YOUR OBJECTIVE: The required output is the block of lines from the line with "Reproduce this chart with Altair." to the line with "1.124, 1.113, 1.083]", endpoints included and pictures omitted.
(begin)
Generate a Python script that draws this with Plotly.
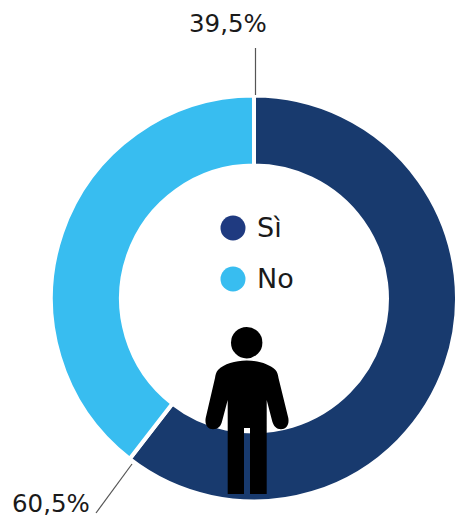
import plotly.graph_objects as go

categories = ["Sì", "No"]
values = [60.5, 39.5]
value_labels = ["60,5%", "39,5%"]
slice_colors = ["#183A6E", "#38BDF0"]
legend_colors = ["#1F3A80", "#38BDF0"]

W, H = 459, 517
FONT = "DejaVu Sans"
TEXT = "#1a1a1a"

fig = go.Figure()
fig.add_trace(go.Pie(
    labels=categories, values=values, hole=0.655, sort=False,
    direction="clockwise", rotation=0,
    marker=dict(colors=slice_colors, line=dict(color="white", width=4)),
    textinfo="none", hoverinfo="label+percent", showlegend=False,
    domain=dict(x=[51 / W, 457 / W], y=[(H - 501.5) / H, (H - 95.5) / H]),
))

shapes = []
# leader lines
for x0, y0, x1, y1 in [(255.5, 48, 255.5, 95), (132, 464, 96, 513)]:
    shapes.append(dict(type="line", xref="x", yref="y", x0=x0, y0=y0, x1=x1, y1=y1,
                       line=dict(color="#555555", width=1.2)))
# legend dots
for cy, c in zip([228, 279], legend_colors):
    shapes.append(dict(type="circle", xref="x", yref="y", x0=220.5, x1=245.5,
                       y0=cy - 12.5, y1=cy + 12.5, fillcolor=c, line_width=0))
# person
shapes.append(dict(type="circle", xref="x", yref="y", x0=231, x1=262.4, y0=327, y1=358.4,
                   fillcolor="black", line_width=0))
body = ("M 246.7 360.5 C 235 360.5 224 364 218 370 C 216 372 215.5 375 215 378 "
        "L 205.7 418 C 204.5 425 208 429 213 429.2 C 218 429.2 221 426 222 421.5 "
        "L 227.7 400 L 227.7 494 L 244 494 L 244 428 L 250 428 L 250 494 L 266.7 494 "
        "L 266.7 400 L 272.3 421.5 C 273.5 426 276.5 429.2 281 429.2 C 286 429 289.5 425 288.3 418 "
        "L 278.5 378 C 278 375 277.5 372 275.5 370 C 269.5 364 258 360.5 246.7 360.5 Z")
shapes.append(dict(type="path", xref="x", yref="y", path=body, fillcolor="black", line_width=0))

annotations = [
    dict(x=228, y=23, text=value_labels[1], font=dict(size=24.5)),
    dict(x=51, y=503, text=value_labels[0], font=dict(size=24.5)),
    dict(x=255, y=227, text=categories[0], xanchor="left", font=dict(size=27)),
    dict(x=255, y=278, text=categories[1], xanchor="left", font=dict(size=27)),
]
for a in annotations:
    a.update(xref="x", yref="y", showarrow=False)
    a["font"].update(family=FONT, color=TEXT)

fig.update_layout(
    width=W, height=H, autosize=False,
    margin=dict(l=0, r=0, t=0, b=0),
    paper_bgcolor="white", plot_bgcolor="rgba(0,0,0,0)",
    xaxis=dict(range=[0, W], visible=False, fixedrange=True),
    yaxis=dict(range=[H, 0], visible=False, fixedrange=True),
    shapes=shapes, annotations=annotations,
)
fig.add_trace(go.Scatter(x=[0, W], y=[0, H], mode="markers", marker=dict(opacity=0),
                         hoverinfo="skip", showlegend=False))
fig.write_html("out.html", config=dict(displayModeBar=False),
               post_script="document.body.style.margin='0';document.body.style.overflow='hidden';")
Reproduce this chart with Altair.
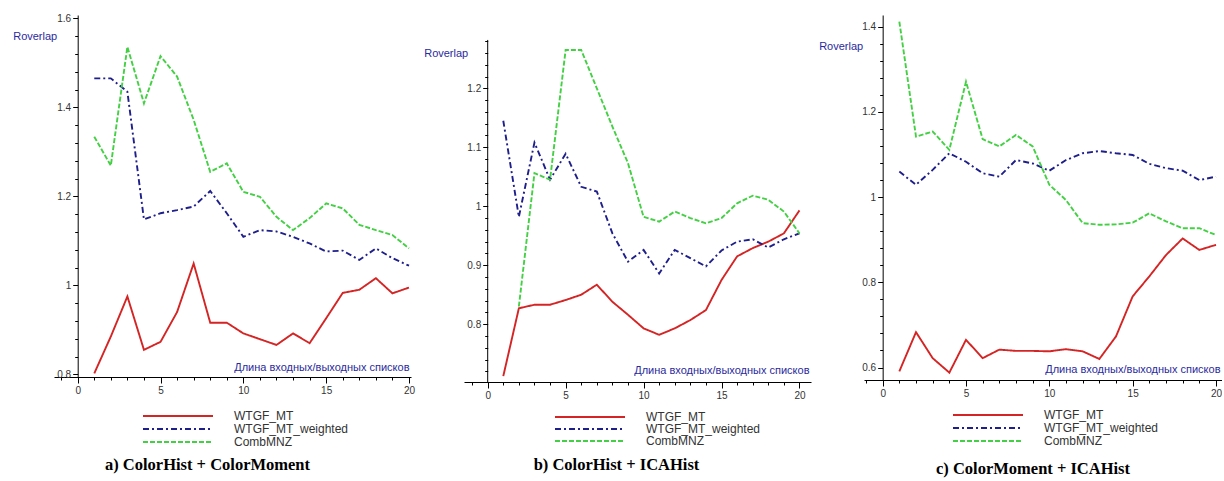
import altair as alt
import pandas as pd

x_vals = list(range(1, 21))
series_names = ["WTGF_MT", "WTGF_MT_weighted", "CombMNZ"]
series_colors = ["#d42424", "#1f1f8c", "#44d044"]
series_dashes = [[1, 0], [6, 3, 2, 3], [5, 2]]

# panel a) ColorHist + ColorMoment
a_wtgf = [0.802, 0.885, 0.975, 0.855, 0.873, 0.940, 1.049, 0.916, 0.916, 0.892,
          0.879, 0.866, 0.892, 0.870, 0.926, 0.983, 0.990, 1.016, 0.982, 0.995]
a_weighted = [1.465, 1.465, 1.435, 1.148, 1.162, 1.169, 1.177, 1.212, 1.162, 1.109,
              1.124, 1.121, 1.109, 1.094, 1.076, 1.078, 1.057, 1.083, 1.061, 1.044]
a_combmnz = [1.334, 1.269, 1.536, 1.409, 1.515, 1.469, 1.372, 1.255, 1.274, 1.210,
             1.199, 1.154, 1.124, 1.151, 1.184, 1.173, 1.136, 1.124, 1.113, 1.083]

# panel b) ColorHist + ICAHist
b_wtgf = [0.712, 0.827, 0.833, 0.833, 0.841, 0.850, 0.867, 0.838, 0.816, 0.793,
          0.782, 0.793, 0.807, 0.824, 0.875, 0.915, 0.929, 0.940, 0.954, 0.993]
b_weighted = [1.145, 0.982, 1.108, 1.045, 1.089, 1.033, 1.025, 0.954, 0.906, 0.926,
              0.886, 0.926, 0.912, 0.898, 0.925, 0.940, 0.944, 0.930, 0.944, 0.954]
b_combmnz = [None, 0.830, 1.056, 1.045, 1.265, 1.265, 1.200, 1.135, 1.073, 0.982,
             0.974, 0.991, 0.980, 0.971, 0.980, 1.005, 1.018, 1.011, 0.991, 0.954]

# panel c) ColorMoment + ICAHist
c_wtgf = [0.591, 0.683, 0.622, 0.588, 0.665, 0.622, 0.642, 0.639, 0.639, 0.638,
          0.643, 0.638, 0.620, 0.673, 0.767, 0.814, 0.864, 0.903, 0.876, 0.888]
c_weighted = [1.060, 1.029, 1.064, 1.103, 1.083, 1.056, 1.048, 1.087, 1.079, 1.062,
              1.087, 1.103, 1.108, 1.103, 1.099, 1.078, 1.068, 1.062, 1.040, 1.048]
c_combmnz = [1.412, 1.142, 1.154, 1.111, 1.271, 1.136, 1.119, 1.146, 1.119, 1.029,
             0.993, 0.939, 0.935, 0.936, 0.940, 0.962, 0.943, 0.927, 0.927, 0.911]

panel_titles = ["a) ColorHist + ColorMoment", "b) ColorHist + ICAHist", "c) ColorMoment + ICAHist"]
y_title = "Roverlap"
x_title = "Длина входных/выходных списков"

x_major = [0, 5, 10, 15, 20]
x_ticks = list(range(-1, 21))
y_major_a = [0.8, 1, 1.2, 1.4, 1.6]
y_major_b = [0.8, 0.9, 1, 1.1, 1.2]
y_major_c = [0.6, 0.8, 1, 1.2, 1.4]


def minor_ticks(lo, hi, step):
    n = int(round((hi - lo) / step))
    return [round(lo + i * step, 4) for i in range(n + 1)]


panels = [
    dict(series=[a_wtgf, a_weighted, a_combmnz], xdom=[-1.43, 20.12], ydom=[0.794, 1.6074],
         width=357, height=362, yticks=minor_ticks(0.8, 1.6, 0.04), ymajor=y_major_a,
         ytitle=(-65, 21), xtitleY=-5, legend=(118, 395), rowpad=1, dx=-25, toff=9, axis_hi=None),
    dict(series=[b_wtgf, b_weighted, b_combmnz], xdom=[-1.52, 20.74], ydom=[0.702, 1.3243],
         width=347, height=367, yticks=minor_ticks(0.72, 1.28, 0.02), ymajor=y_major_b,
         ytitle=(-64, 38), xtitleY=-7, legend=(120, 396), rowpad=0, dx=-21, toff=10, axis_hi=1.282),
    dict(series=[c_wtgf, c_weighted, c_combmnz], xdom=[-1.12, 20.36], ydom=[0.5707, 1.4275],
         width=358, height=365, yticks=minor_ticks(0.6, 1.4, 0.04), ymajor=y_major_c,
         ytitle=(-64, 31), xtitleY=-6, legend=(118, 394), rowpad=1, dx=-10, toff=14, axis_hi=None),
]

label_font = "Liberation Sans"
blue_text = "#2a2a9e"


def make_panel(i, p):
    rows = []
    for name, vals in zip(series_names, p["series"]):
        for xv, yv in zip(x_vals, vals):
            if yv is not None:
                rows.append({"x": xv, "value": yv, "series": name})
    df = pd.DataFrame(rows)

    w = p["width"]
    xoff = -(0 - p["xdom"][0]) / (p["xdom"][1] - p["xdom"][0]) * w
    maj_y = "[" + ",".join(str(v) for v in p["ymajor"]) + "]"
    maj_x = "[" + ",".join(str(v) for v in x_major) + "]"

    leg = alt.Legend(
        orient="none", legendX=p["legend"][0], legendY=p["legend"][1], title=None,
        symbolType="M-8.75,0H8.75", symbolSize=64, symbolStrokeWidth=2,
        symbolOffset=0, labelOffset=50, labelFont=label_font, labelFontSize=12,
        labelColor="#333333", rowPadding=p["rowpad"], direction="vertical",
    )

    x_axis = alt.Axis(
        values=x_ticks, labelExpr=f"indexof({maj_x}, datum.value) >= 0 ? datum.label : ''",
        tickSize={"condition": {"test": f"indexof({maj_x}, datum.value) >= 0", "value": 6}, "value": 3},
        labelFont=label_font, labelFontSize=10, labelColor="#333333", labelPadding=2,
        labelOverlap=False, labelFlush=False, grid=False, domainColor="black", tickColor="black",
        title=x_title, titleFont=label_font, titleFontSize=11, titleFontWeight="normal",
        titleColor=blue_text, titleX=w - 2, titleY=p["xtitleY"], titleAlign="right",
        titleBaseline="bottom", titleAngle=0,
    )
    y_axis = alt.Axis(
        values=p["yticks"], offset=xoff, format="~g",
        labelExpr=f"indexof({maj_y}, datum.value) >= 0 ? datum.label : ''",
        tickSize={"condition": {"test": f"indexof({maj_y}, datum.value) >= 0", "value": 5}, "value": 3},
        labelFont=label_font, labelFontSize=10, labelColor="#333333", labelPadding=2,
        labelOverlap=False, labelFlush=False, grid=False, domain=p["axis_hi"] is None,
        domainColor="black", tickColor="black",
        title=y_title, titleFont=label_font, titleFontSize=11, titleFontWeight="normal",
        titleColor=blue_text, titleAngle=0, titleAlign="left", titleBaseline="middle",
        titleX=p["ytitle"][0], titleY=p["ytitle"][1],
    )

    xs = alt.Scale(domain=p["xdom"], nice=False, zero=False)
    ys = alt.Scale(domain=p["ydom"], nice=False, zero=False)

    lines = alt.Chart(df).mark_line(strokeWidth=1.9, clip=True).encode(
        x=alt.X("x:Q", scale=xs, axis=x_axis),
        y=alt.Y("value:Q", scale=ys, axis=y_axis),
        color=alt.Color("series:N", scale=alt.Scale(domain=series_names, range=series_colors), legend=leg),
        strokeDash=alt.StrokeDash("series:N", scale=alt.Scale(domain=series_names, range=series_dashes), legend=leg),
        order=alt.Order("x:Q"),
    )
    layers = [lines]
    if p["axis_hi"] is not None:
        rule_df = pd.DataFrame({"x": [0], "value": [p["ydom"][0]], "hi": [p["axis_hi"]]})
        rule = alt.Chart(rule_df).mark_rule(color="black", strokeWidth=1).encode(
            x=alt.X("x:Q", scale=xs, axis=x_axis),
            y=alt.Y("value:Q", scale=ys, axis=y_axis),
            y2="hi:Q")
        layers.append(rule)
    chart = alt.layer(*layers).properties(
        width=w, height=p["height"],
        title=alt.TitleParams(panel_titles[i], orient="bottom", font="Liberation Serif",
                              fontSize=16.5, fontWeight="bold", color="black", dx=p["dx"],
                              offset=p["toff"]),
    )
    return chart


charts = [make_panel(i, p) for i, p in enumerate(panels)]

chart = alt.hconcat(*charts, spacing=53, bounds="flush").resolve_scale(
    x="independent", y="independent", color="independent", strokeDash="independent"
).resolve_legend(color="independent", strokeDash="independent").properties(
    padding={"left": 12, "top": 13, "right": 0, "bottom": 0}, background="white"
).configure_view(stroke=None)

chart.save("out.html", embed_options={"renderer": "svg", "actions": False})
(end)
SOLVED PROBLEM:
Reproduce this chart with Altair.
import altair as alt
import pandas as pd

x_vals = list(range(1, 21))
series_names = ["WTGF_MT", "WTGF_MT_weighted", "CombMNZ"]
series_colors = ["#d42424", "#1f1f8c", "#44d044"]
series_dashes = [[1, 0], [6, 3, 2, 3], [5, 2]]

# panel a) ColorHist + ColorMoment
a_wtgf = [0.802, 0.885, 0.975, 0.855, 0.873, 0.940, 1.049, 0.916, 0.916, 0.892,
          0.879, 0.866, 0.892, 0.870, 0.926, 0.983, 0.990, 1.016, 0.982, 0.995]
a_weighted = [1.465, 1.465, 1.435, 1.148, 1.162, 1.169, 1.177, 1.212, 1.162, 1.109,
              1.124, 1.121, 1.109, 1.094, 1.076, 1.078, 1.057, 1.083, 1.061, 1.044]
a_combmnz = [1.334, 1.269, 1.536, 1.409, 1.515, 1.469, 1.372, 1.255, 1.274, 1.210,
             1.199, 1.154, 1.124, 1.151, 1.184, 1.173, 1.136, 1.124, 1.113, 1.083]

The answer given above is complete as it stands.